Draft-day story or how Steelers landed Big Ben, and Eli got his wish
Monday, October 10, 2005
By Ed Bouchette, Pittsburgh Post-Gazette
SAN DIEGO -- His team, as they say, was on the clock in the first round of the 2004 draft and the general manager of the New York Giants was on the phone to the Cleveland Browns.
Ernie Accorsi's Giants had the No. 4 pick in the draft, and he already had lost the player he waited 30 years to get. On that phone line, Accorsi held the fates of at least four teams in his hands -- the Chargers, Giants, Browns and the Steelers.
Accorsi already had lost his chance at drafting Eli Manning, and now the Browns were making him an offer. They wanted his pick and were willing to pay for it. He could move down to their spot at No. 7 and still take his second choice at quarterback, Ben Roethlisberger.
One thing nagged Accorsi, however. He did not fully trust the Browns. They wanted tight end Kellen Winslow, but what would stop them from drafting Roethlisberger or accepting an offer from the Chargers to draft quarterback Philip Rivers and then swapping him to San Diego?
Tick, tick, tick, tick ...
Of those three top quarterbacks, Accorsi did not want Rivers. Yet his desire to land Manning was so strong he took another chance, this time with the Chargers. He and San Diego general manager A.J. Smith tried but could not work out a deal before the draft; the Chargers preferred Rivers. Instead, San Diego called the Giants' bluff and drafted Manning with the No. 1 pick, gambling Accorsi would then draft Rivers and the two teams could work out a deal.
That is precisely what happened. After drafting Rivers, Accorsi then sent him to San Diego, along with a gaggle of draft picks. The Chargers sent him Manning. Thus, Accorsi, who revered Johnny Unitas, reversed his heartbreak from 21 years earlier when he drafted John Elway for the Colts only to have owner Robert Irsay deal him away.
Today, the three teams who drafted the first three quarterbacks in 2004 are delighted with that trade, but for different reasons. Accorsi and the Giants got their man. The Steelers wound up with Roethlisberger at No. 11. And the Chargers have been getting great play from their quarterback the past two seasons. Only there's a slight twist to San Diego's story: Drew Brees, the Chargers' second-round pick in 2001, beat out Rivers for the job last season and an unhappy Rivers languishes on the bench behind him.
Yet Accorsi maintains he would have settled for Roethlisberger, if that's how things worked out.
"I would have been happy with Roethlisberger," Accorsi said the other day. "There wasn't much to choose [between the two]. We just liked Manning.
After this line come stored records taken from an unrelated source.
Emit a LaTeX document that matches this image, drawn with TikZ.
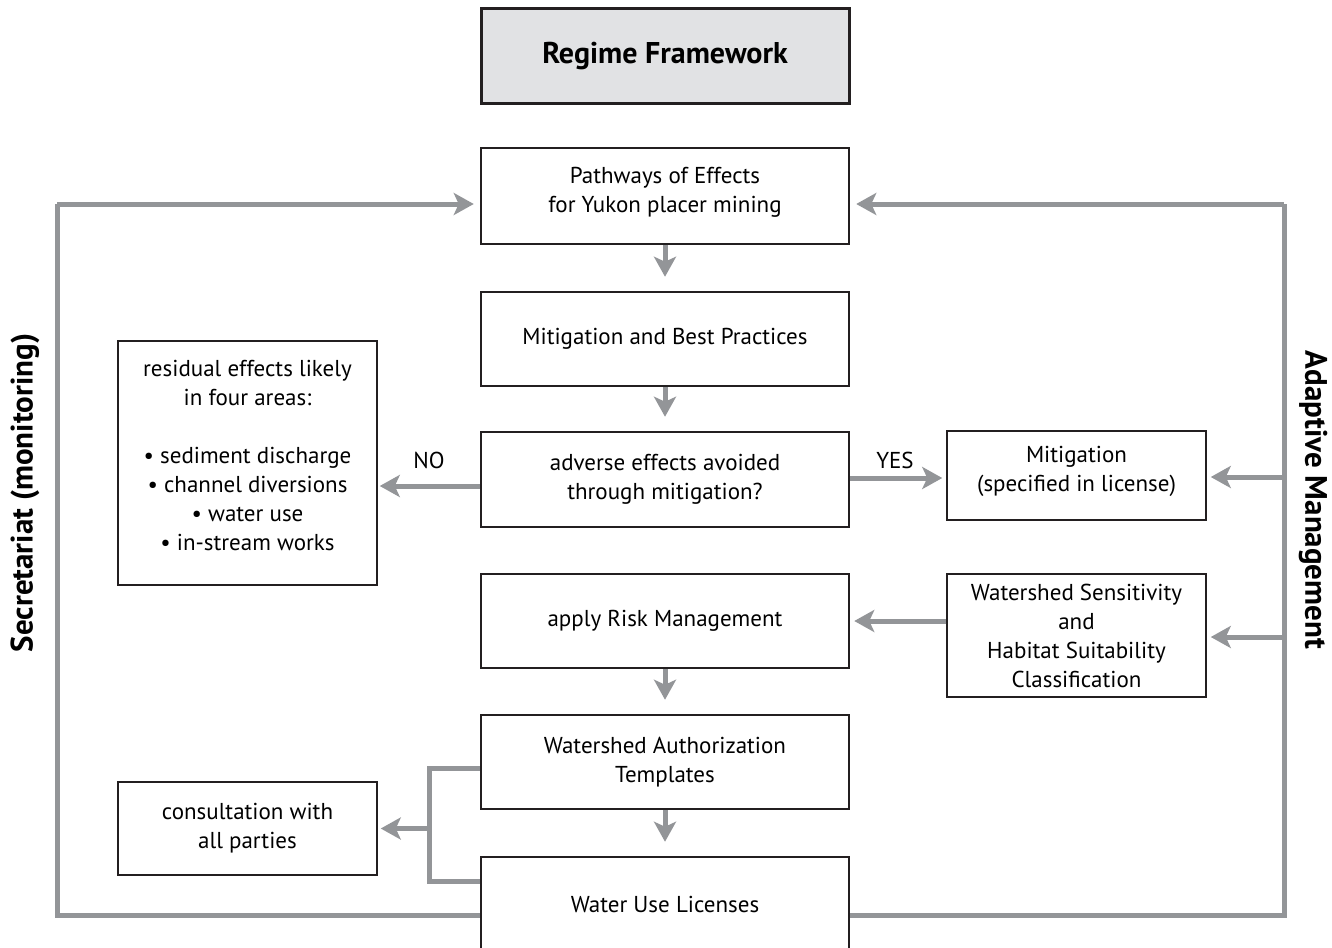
\documentclass[tikz,border=0pt]{standalone}
\usepackage{fontspec}
\setmainfont{PT Sans}
\usetikzlibrary{arrows.meta}
\definecolor{lgray}{HTML}{939598}
\definecolor{boxfill}{HTML}{E1E2E4}
\definecolor{ink}{HTML}{231F20}
\tikzset{
  mainbox/.style={draw=ink, line width=2.5pt, minimum width=368pt, align=center, inner sep=0pt, font=\fontsize{23}{29}\selectfont},
  sidebox/.style={draw=ink, line width=1.5pt, minimum width=259pt, align=center, inner sep=0pt, font=\fontsize{23}{29}\selectfont},
  plaintext/.style={align=center, inner sep=0pt, font=\fontsize{23}{29}\selectfont},
  arr/.style={draw=lgray, line width=5pt, -{Stealth[length=20pt, width=22pt, inset=5pt]}},
  gline/.style={draw=lgray, line width=5pt},
  lbl/.style={font=\fontsize{23}{26}\selectfont, inner sep=0pt},
  sidelbl/.style={font=\bfseries\fontsize{31}{34}\selectfont, inner sep=0pt}
}
\begin{document}
\begin{tikzpicture}[x=1pt, y=-1pt]
\useasboundingbox (0,0) rectangle (1332,947);
\clip (0,0) rectangle (1332,947);
% nodes
\node[mainbox, fill=boxfill, line width=3pt, minimum height=95pt, font=\bfseries\fontsize{30}{34}\selectfont] (rf) at (665,56.5) {Regime Framework};
\node[mainbox, minimum height=96pt] (pw) at (665,196) {};
\node[plaintext] (pwt) at (665,192) {Pathways of Effects\\for Yukon placer mining};
\node[mainbox, minimum height=94pt] (mb) at (665,339) {Mitigation and Best Practices};
\node[mainbox, minimum height=95pt] (ad) at (665,479.5) {adverse effects avoided\\through mitigation?};
\node[mainbox, minimum height=94pt] (rm) at (665,621) {apply Risk Management};
\node[mainbox, minimum height=94pt] (wa) at (665,762) {Watershed Authorization\\Templates};
\node[mainbox, minimum height=94pt] (wl) at (665,904) {Water Use Licenses};
\node[sidebox, minimum height=244pt] (res) at (247.5,463) {};
\node[plaintext] (rest) at (247.5,455) {residual effects likely\\in four areas:\\[29pt]• sediment discharge\\• channel diversions\\• water use\\• in-stream works};
\node[sidebox, minimum height=93pt] (con) at (247.5,828.5) {consultation with\\all parties};
\node[sidebox, minimum height=89pt] (mit) at (1076.5,475.5) {};
\node[plaintext] (mitt) at (1076.5,471.5) {Mitigation\\(specified in license)};
\node[sidebox, minimum height=123pt] (ws) at (1076.5,635.5) {Watershed Sensitivity\\and\\Habitat Suitability\\Classification};
% coordinates
\coordinate (lt) at (57,204);
\coordinate (lb) at (57,915);
\coordinate (rt) at (1284,204);
\coordinate (rb) at (1284,915);
\coordinate (rmit) at (1284,477);
\coordinate (rws) at (1284,637);
\coordinate (bt) at (429,768);
\coordinate (bm) at (429,828.5);
\coordinate (bb) at (429,881);
% vertical arrows
\draw[arr, shorten >=14pt] (pw.south) -- (mb.north);
\draw[arr, shorten >=14pt] (mb.south) -- (ad.north);
\draw[arr, shorten >=14pt] (rm.south) -- (wa.north);
\draw[arr, shorten >=14pt] (wa.south) -- (wl.north);
% NO / YES
\draw[arr, shorten >=2pt] ([yshift=-6.5pt]ad.west) -- ([yshift=-6.5pt]ad.west -| res.east);
\draw[arr, shorten >=4pt] ([yshift=-2.5pt]mit.west -| ad.east) -- ([yshift=-2.5pt]mit.west);
\node[lbl] (no) at (429,460) {NO};
\node[lbl] (yes) at (895,460) {YES};
% risk
\draw[arr, shorten >=4pt] (ws.west |- rm.east) -- (rm.east);
% loops
\draw[gline] (wl.west |- lb) -- (lb) -- (lt);
\draw[arr, shorten >=6pt] (lt) -- (lt -| pw.west);
\draw[gline] (wl.east |- rb) -- (rb) -- (rt);
\draw[arr, shorten >=6pt] (rt) -- (rt -| pw.east);
\draw[arr, shorten >=4pt] (rmit) -- (rmit -| mit.east);
\draw[arr, shorten >=4pt] (rws) -- (rws -| ws.east);
% consultation bracket
\draw[gline] (bt -| wa.west) -- (bt) -- (bb) -- (bb -| wl.west);
\draw[arr, shorten >=3pt] (bm) -- (con.east);
% side labels
\node[sidelbl, rotate=90] (sec) at (25,493) {Secretariat (monitoring)};
\node[sidelbl, rotate=-90] (am) at (1313,500) {Adaptive Management};
\end{tikzpicture}
\end{document}
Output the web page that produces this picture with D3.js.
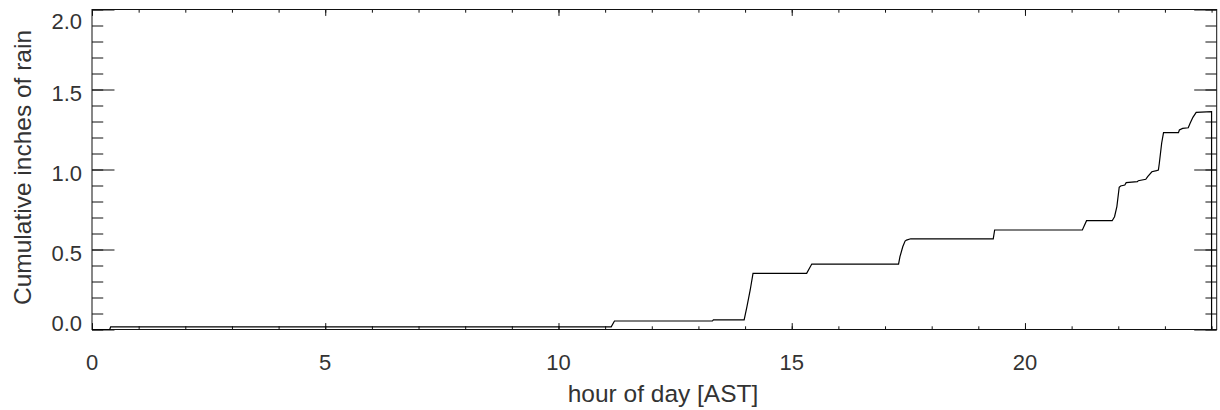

But we loved Roethlisberger."
Tonight, Roethlisberger takes his personal 17-2 NFL record for the Steelers (2-1) against the Chargers (2-2) and Rivers must wonder from his outpost on the San Diego sideline what might have been. Had Accorsi stood pat and drafted Roethlisberger, the Steelers almost surely would have taken Rivers. Could the former North Carolina State quarterback have duplicated what happened in Pittsburgh last season and become Big Phil, 13-0, rookie of the year and darling of the Letterman show?
"I think he would have been successful there," Accorsi said. "I happen to believe when you have a winning program -- and they know how to win -- they make any good player fit. They won with quarterbacks other than Roethlisberger -- Neil O'Donnell, Kordell Stewart, Tommy Maddox. I think great coaches and good programs win. I think that's a winning program and he would have flourished there. I think they win no matter who they get."
Ron Hill, for years the top personnel man with the Falcons, Jaguars and Broncos, isn't so sure Rivers would have worked out as well with the Steelers.
"I thought he was a good player," Hill said. "But to sit here and say he could have done what Ben did, I can't do that because that's too hypothetical. Ben did it, and I don't want to take away anything he did."
If Hill won't say it, Steelers offensive coordinator Ken Whisenhunt certainly will not.
"We liked all three of those guys coming out," he said of the quarterbacks. "We were extremely excited to get Ben."
The Chargers face a dilemma because they drafted Rivers. He reported late to training camp as contract negotiations dragged on. That allowed Brees to secure his job and then he had one of the best seasons of any quarterback in the NFL. After four games in this season, he has the best accuracy of any passer in the league.
Rivers wants to play or he wants to get out. The Chargers would take a big hit on their salary cap if they traded him.
"They have to do something," Maddox said. "They can't sit there and pay those guys what they're paying. I would think at some point, especially after this year, they have to make a decision whether to sign Drew for the long term or let him go. It'll be interesting."
But not quite as intriguing as it was the day Manning wound up in New York, Rivers in San Diego and Big Ben in Pittsburgh.